Writing unit tests for your code takes long, is boring, and mostly catches the
bugs you anticipate anyway, so it's not a great investment of your time. Fuzz
testing means that instead you have the computer randomly generate thousands of
tests, exploring many possible combinations of inputs that you couldn't think
of. Traditionally, a fuzzer will just check if your program crashes or not, but
you can also ask other kinds of questions to it. You can ask things like: is
the output of this function always a valid input to that function? Is FooError
the only possible exception raised by this method? Is this equation always
satisfied?

Asking those questions is _checking properties_ of your code, and that's where
the name "property-based testing" comes from. In pratice, to do this, you have
to

1. Tell the computer how to generate inputs to your code
2. Tell it what properties the code should satisfy
3. Let it do its thing. It will find counterexamples and automatically shrink
them to give you the smallest, simplest one that reproduces the bug.

Finally, if you write the tests first and the code later, this is called
property-driven development (like TDD, test-driven development, but smarter).
And Supposition.jl is a Julia package designed for property-based testing.

I started using Supposition.jl this Tuesday (4 days ago).

I'm having a great time with it! It didn't take long to learn, the API is
clean. And it has found so many useful counterexamples that when a test passes
I'm really confident that the property in question is satisfied.
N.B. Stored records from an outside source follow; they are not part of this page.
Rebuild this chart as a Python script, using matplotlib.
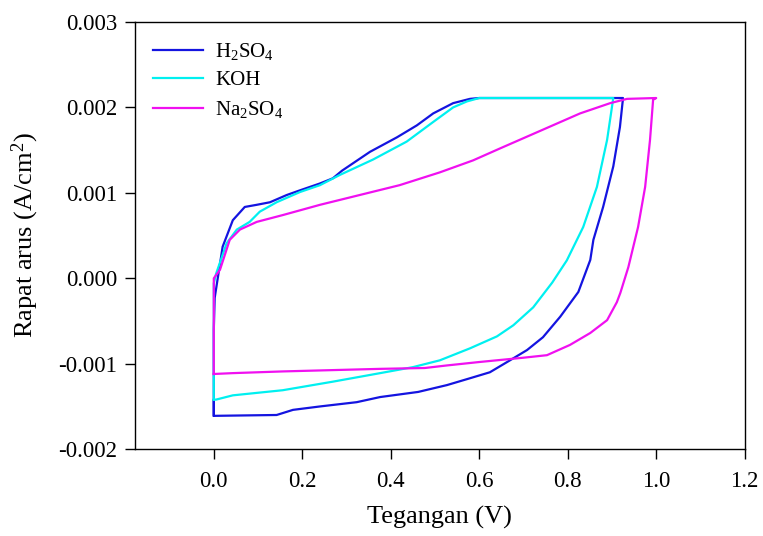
import matplotlib
matplotlib.use("Agg")
import matplotlib.pyplot as plt

plt.rcParams['font.family'] = ['Liberation Serif', 'DejaVu Serif']
plt.rcParams['mathtext.fontset'] = 'custom'
plt.rcParams['mathtext.rm'] = 'Liberation Serif'
plt.rcParams['mathtext.it'] = 'Liberation Serif:italic'

labels = ['H$_2$SO$_4$', 'KOH', 'Na$_2$SO$_4$']
colors = ['#1414e0', '#00f0f0', '#f010f0']

# loops: x in V, y in mA/cm2 (scaled to A/cm2 when plotted)
h2so4_x = [0.0, 0.0, 0.002, 0.02, 0.043, 0.07, 0.097, 0.127, 0.165, 0.195, 0.24, 0.269, 0.29, 0.353, 0.414,
           0.459, 0.496, 0.541, 0.579, 0.60,
           0.925, 0.918, 0.903, 0.88, 0.858, 0.851, 0.824, 0.783, 0.744, 0.708, 0.663, 0.624, 0.579, 0.527, 0.462,
           0.376, 0.323, 0.24, 0.179, 0.142, 0.0, 0.0]
h2so4_y = [-1.61, -0.6, -0.23, 0.37, 0.68, 0.835, 0.86, 0.89, 0.975, 1.03, 1.11, 1.17, 1.26, 1.48, 1.65,
           1.79, 1.93, 2.05, 2.10, 2.11,
           2.11, 1.77, 1.31, 0.835, 0.45, 0.215, -0.16, -0.45, -0.69, -0.84, -0.98, -1.10, -1.17, -1.25, -1.33,
           -1.39, -1.45, -1.50, -1.54, -1.60, -1.61, -1.43]

koh_x = [0.0, 0.0, 0.005, 0.029, 0.052, 0.081, 0.104, 0.142, 0.195, 0.24, 0.285, 0.36, 0.436, 0.496, 0.541,
         0.572, 0.60,
         0.903, 0.889, 0.866, 0.835, 0.798, 0.765, 0.722, 0.677, 0.64, 0.579, 0.511, 0.45,
         0.376, 0.269, 0.156, 0.043, 0.005, 0.0]
koh_y = [-1.42, -0.06, 0.05, 0.41, 0.57, 0.66, 0.78, 0.89, 1.01, 1.09, 1.21, 1.39, 1.60, 1.83, 2.0,
         2.07, 2.11,
         2.11, 1.62, 1.07, 0.60, 0.21, -0.05, -0.34, -0.55, -0.68, -0.82, -0.96, -1.04,
         -1.11, -1.21, -1.31, -1.37, -1.42, -1.42]

na2so4_x = [0.0, 0.0, 0.014, 0.036, 0.059, 0.097, 0.156, 0.24, 0.33, 0.42, 0.511, 0.586, 0.647,
            0.753, 0.828, 0.896, 0.934, 1.0, 0.993, 0.986, 0.975, 0.959, 0.937, 0.919, 0.911, 0.889, 0.851,
            0.805, 0.753, 0.699, 0.60, 0.527, 0.477, 0.376, 0.156, 0.043, 0.0]
na2so4_y = [-1.12, 0.0, 0.10, 0.45, 0.57, 0.66, 0.74, 0.86, 0.975, 1.09, 1.24, 1.38, 1.52,
            1.76, 1.93, 2.05, 2.10, 2.11, 2.09, 1.62, 1.07, 0.60, 0.13, -0.17, -0.28, -0.49, -0.64,
            -0.78, -0.90, -0.93, -0.98, -1.02, -1.05, -1.06, -1.09, -1.11, -1.12]

series = [(h2so4_x, h2so4_y), (koh_x, koh_y), (na2so4_x, na2so4_y)]

fig = plt.figure(figsize=(7.63, 5.36), dpi=100)
ax = fig.add_axes([0.177, 0.162, 0.799, 0.797])

for (xs, ys), lab, c in zip(series, labels, colors):
    ax.plot(xs, [v * 1e-3 for v in ys], color=c, lw=1.6, label=lab)

ax.set_xlim(-0.178, 1.2)
ax.set_ylim(-0.002, 0.003)
ax.set_xticks([0.0, 0.2, 0.4, 0.6, 0.8, 1.0, 1.2])
ax.set_xticklabels(['0.0', '0.2', '0.4', '0.6', '0.8', '1.0', '1.2'])
ax.set_yticks([-0.002, -0.001, 0.0, 0.001, 0.002, 0.003])
ax.set_yticklabels(['-0.002', '-0.001', '0.000', '0.001', '0.002', '0.003'])
ax.tick_params(direction='out', length=7, width=1, labelsize=16.5, top=False, right=False, pad=6)
ax.tick_params(axis='x', pad=9)
for s in ax.spines.values():
    s.set_linewidth(1.0)

ax.set_xlabel('Tegangan (V)', fontsize=19, labelpad=10)
ax.set_ylabel('Rapat arus (A/cm$^2$)', fontsize=19, labelpad=12)

leg = ax.legend(loc='upper left', frameon=False, fontsize=15, handlelength=2.4,
                borderaxespad=0.3, labelspacing=0.42, handletextpad=0.6,
                bbox_to_anchor=(0.005, 0.99))

fig.savefig('out.png', dpi=100)
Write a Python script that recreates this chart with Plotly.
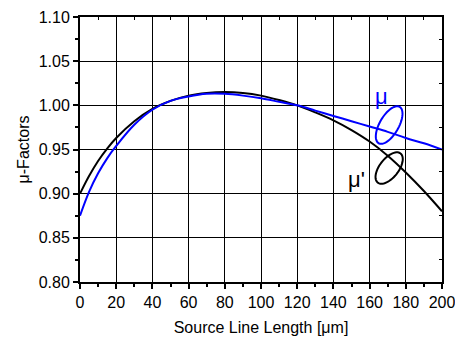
import numpy as np
import plotly.graph_objects as go

# Data
x_vals = [0, 5, 10, 15, 20, 30, 40, 50, 60, 70, 80, 90, 100, 110, 120, 130, 140, 150, 160, 170, 180, 190, 200]
mu_prime = [0.900, 0.920, 0.937, 0.951, 0.963, 0.982, 0.996, 1.005, 1.011, 1.014, 1.015, 1.014, 1.011, 1.006,
            1.000, 0.992, 0.983, 0.972, 0.959, 0.943, 0.924, 0.903, 0.880]
mu = [0.875, 0.902, 0.923, 0.940, 0.954, 0.978, 0.995, 1.005, 1.010, 1.013, 1.013, 1.011, 1.008, 1.004,
      1.000, 0.994, 0.988, 0.982, 0.976, 0.970, 0.963, 0.957, 0.950]
x_ticks = list(range(0, 201, 20))
y_ticks = [0.80, 0.85, 0.90, 0.95, 1.00, 1.05, 1.10]
y_ticktext = ["0.80", "0.85", "0.90", "0.95", "1.00", "1.05", "1.10"]

BLUE = "#0000ff"
FONT = "Liberation Sans, Arial, sans-serif"

fig = go.Figure()
fig.add_trace(go.Scatter(x=x_vals, y=mu_prime, mode="lines", line=dict(color="black", width=2, shape="spline"),
                         showlegend=False))
fig.add_trace(go.Scatter(x=x_vals, y=mu, mode="lines", line=dict(color=BLUE, width=2, shape="spline"),
                         showlegend=False))

# plot geometry (px) for converting ellipse sizes
L, R, T, B = 80, 13, 17, 57
W, H = 455, 339
pw, ph = W - L - R, H - T - B
sx = 200 / pw      # data per px
sy = 0.30 / ph


def ellipse_path(cx, cy, a_px, b_px, ang_deg):
    t = np.linspace(0, 2 * np.pi, 60)
    th = np.deg2rad(ang_deg)
    ex = a_px * np.cos(t) * np.cos(th) - b_px * np.sin(t) * np.sin(th)
    ey = a_px * np.cos(t) * np.sin(th) + b_px * np.sin(t) * np.cos(th)
    xs = cx + ex * sx
    ys = cy + ey * sy
    return "M " + " L ".join(f"{a:.4f},{b:.5f}" for a, b in zip(xs, ys)) + " Z"


fig.add_shape(type="path", path=ellipse_path(170.8, 0.9777, 21, 9.5, 60), line=dict(color=BLUE, width=2),
              xref="x", yref="y")
fig.add_shape(type="path", path=ellipse_path(170.8, 0.929, 18.5, 9.5, 52), line=dict(color="black", width=2),
              xref="x", yref="y")

fig.add_annotation(x=166.7, y=1.0097, text="μ", showarrow=False, font=dict(family=FONT, size=22, color=BLUE),
                   xref="x", yref="y")
fig.add_annotation(x=152.7, y=0.9155, text="μ'", showarrow=False, font=dict(family=FONT, size=22, color="black"),
                   xref="x", yref="y")

common = dict(showgrid=True, gridcolor="black", gridwidth=1, zeroline=False, showline=True,
              linecolor="black", linewidth=2, automargin=False, ticklabeloverflow="allow")

fig.update_layout(
    width=W, height=H,
    margin=dict(l=L, r=R, t=T, b=B),
    paper_bgcolor="white", plot_bgcolor="white",
    font=dict(family=FONT, size=16, color="black"),
    xaxis=dict(range=[0, 200], tickmode="array", tickvals=x_ticks,
               ticks="outside", ticklen=5, tickwidth=1.5, tickcolor="black",
               minor=dict(tickvals=list(range(10, 200, 20)), ticks="outside", ticklen=3, tickcolor="black", showgrid=False),
               title=dict(text="Source Line Length [μm]", font=dict(size=16), standoff=12), **common),
    yaxis=dict(range=[0.80, 1.10], tickmode="array", tickvals=y_ticks, ticktext=y_ticktext,
               ticks="outside", ticklen=5, tickwidth=1.5, tickcolor="black",
               minor=dict(tickvals=[0.825, 0.875, 0.925, 0.975, 1.025, 1.075], ticks="outside", ticklen=3,
                          tickcolor="black", showgrid=False),
               title=dict(text="μ-Factors", font=dict(size=16), standoff=5), **common),
    xaxis2=dict(range=[0, 200], overlaying="x", side="top", showgrid=False, showline=True, linecolor="black",
                linewidth=2, showticklabels=False, tickmode="array", tickvals=x_ticks,
                ticks="inside", ticklen=4, tickcolor="black", automargin=False,
                minor=dict(tickvals=list(range(10, 200, 20)), ticks="inside", ticklen=3, tickcolor="black")),
    yaxis2=dict(range=[0.80, 1.10], overlaying="y", side="right", showgrid=False, showline=True, linecolor="black",
                linewidth=2, showticklabels=False, tickmode="array", automargin=False,
                tickvals=y_ticks,
                ticks="inside", ticklen=4, tickcolor="black",
                minor=dict(tickvals=[0.825, 0.875, 0.925, 0.975, 1.025, 1.075], ticks="inside", ticklen=3,
                           tickcolor="black")),
)
# dummy trace to activate top/right axes
fig.add_trace(go.Scatter(x=[None], y=[None], xaxis="x2", yaxis="y2", showlegend=False, hoverinfo="skip"))

fig.write_html("out.html")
It has found trivial and shallow bugs, where I just didn't understand Julia
well enough (for example, type instabilities). It has found important, subtle
bugs in my code where the logic was wrong, but required just the right
combination of inputs to see. And it has found bugs in the math itself: I'm
implementing stuff from a paper and it seems that some of its mathematical
claims are wrong, because Supposition.jl found counterexamples.

This is great because I would never have thought of those counterexamples in so
little time, or at all. It led me to a rabbit hole of math that was ultimately
very productive, because now I have a much deeper understanding of what I'm
doing, I know what the authors of the mistaken papers missed, how to fix it,
and even how to make it more practical. Overall, great investment of my time as
a researcher.

And to emphasize: I didn't spend this week playing with Supposition.jl! I
learned all I needed to learn from around half an hour in total looking up
things in the documentation, and that was it. All my brainpower went to fixing
bugs and understanding my math, while the fuzzer was the one trying to find
clever counterexamples. I'm honestly impressed with how well it worked and how
easy it was. It finds bugs faster than you can fix them.

It looks like fuzz testing is useful not just for software but for research.
I'm definitely going to put any general claims I make in a future publication
through a fuzzer before submitting it. It's a cheaper, faster version of having
your local mathematician check your stuff to find counterexamples; it's not as
rigorous, but damn does it catch edge cases.

A good physicist, like a good programmer, always takes the time to check that
their reasoning is correct, at least in the common case. But it's rare to have
the time to rigorously verify that every step is completely correct in every
possible case. Given that we are not going to use formal mathematics to prove
our stuff correct anyway, fuzz testing is the cheapest, most effective option
to find those mistakes. And I'm glad I'm using it.

tags: software, research